Erin Shakespear said...

Hmmmm....how do I develop my characters? That's a great question. I don't know. They just kind of show up...

But, yes, I have had characters surprise me. And I love that! I love it when you realize they weren't who you initially thought they were but all the pieces are there for them to be who they actually are...does that make any sense? Fun post :)

acertainbook said...

Stimulating post. You're so right, it's like getting to know a real person.
I find my characters develop of their own accord, and bit by bit or chapter after chapter, I learn something new about them. A lot of the time they surprise me - like what they say, their attitude, their thoughts and so on. To begin with, I have a vague idea of my character, but they usually get fleshed out as the story progresses.

By the way, thanks for following me. Please jump over to my latest post for a blog award! :)

Joanne Ganley

Catherine Noble said...

I know exactly what you mean!
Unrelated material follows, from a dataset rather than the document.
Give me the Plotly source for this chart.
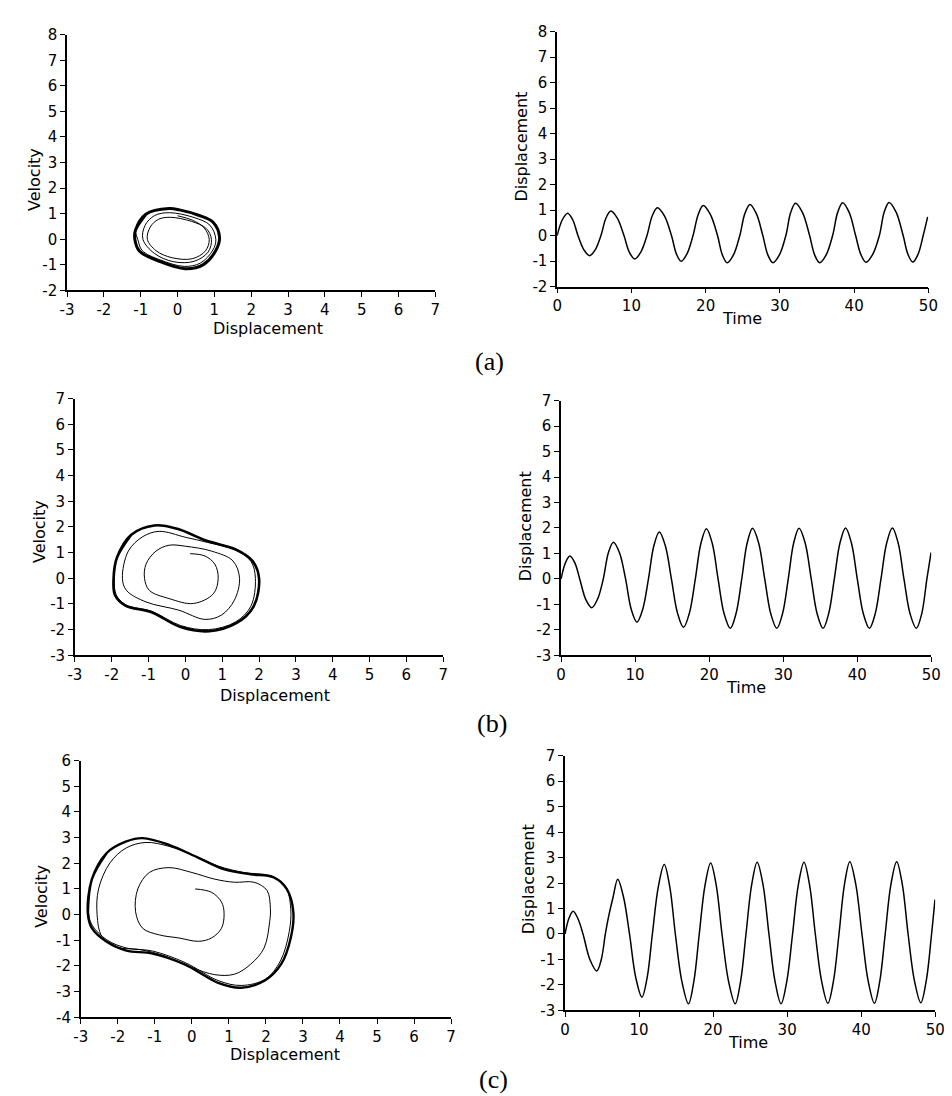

I'm not a fan of those "character questionnaire sheets" that require you to know your character's favourite breakfast cereal before you've even finished your first chapter. All my characters were different at the end of my first draft, to what they started out as.

Great post! :)

Annalisa Crawford said...

My characters sometimes appear fully formed on the page. The one I worked hardest on was a combination of two lads I had crushes on when I was at school. And one character surprised me by being a serial killer - who knew!

I do have first drafts where I read through and can't distinguish the separate characters at all - that's hard work, and a bit deflating.

Misha Gericke said...

I work from the assumption that all my characters are fully formed and then spend my rough draft getting to know them.

By the time I'm done with the rewrites, we're best friends. :-D

Deana said...

I've found that when I do my read through after the first draft I have a chance to get to know my characters more. After that I usually end up changing, adding or taking things away because I know them better by that time.
Great post!

Cassie Mae said...

I make sure my characters talk like real people, and not like 'writers', if that makes sense. Like, not everyone has a thesaurus right at their fingertips, so when my character can't think of a way to say something, she's just gonna say she doesn't know how to describe it, lol.

Of course, this is my character. Another character may have a much wider vocabulary, lol :)

Melissa Sugar said...

Very early on I write a few journal pages as if I am the character. This has always helped me get to know my characters.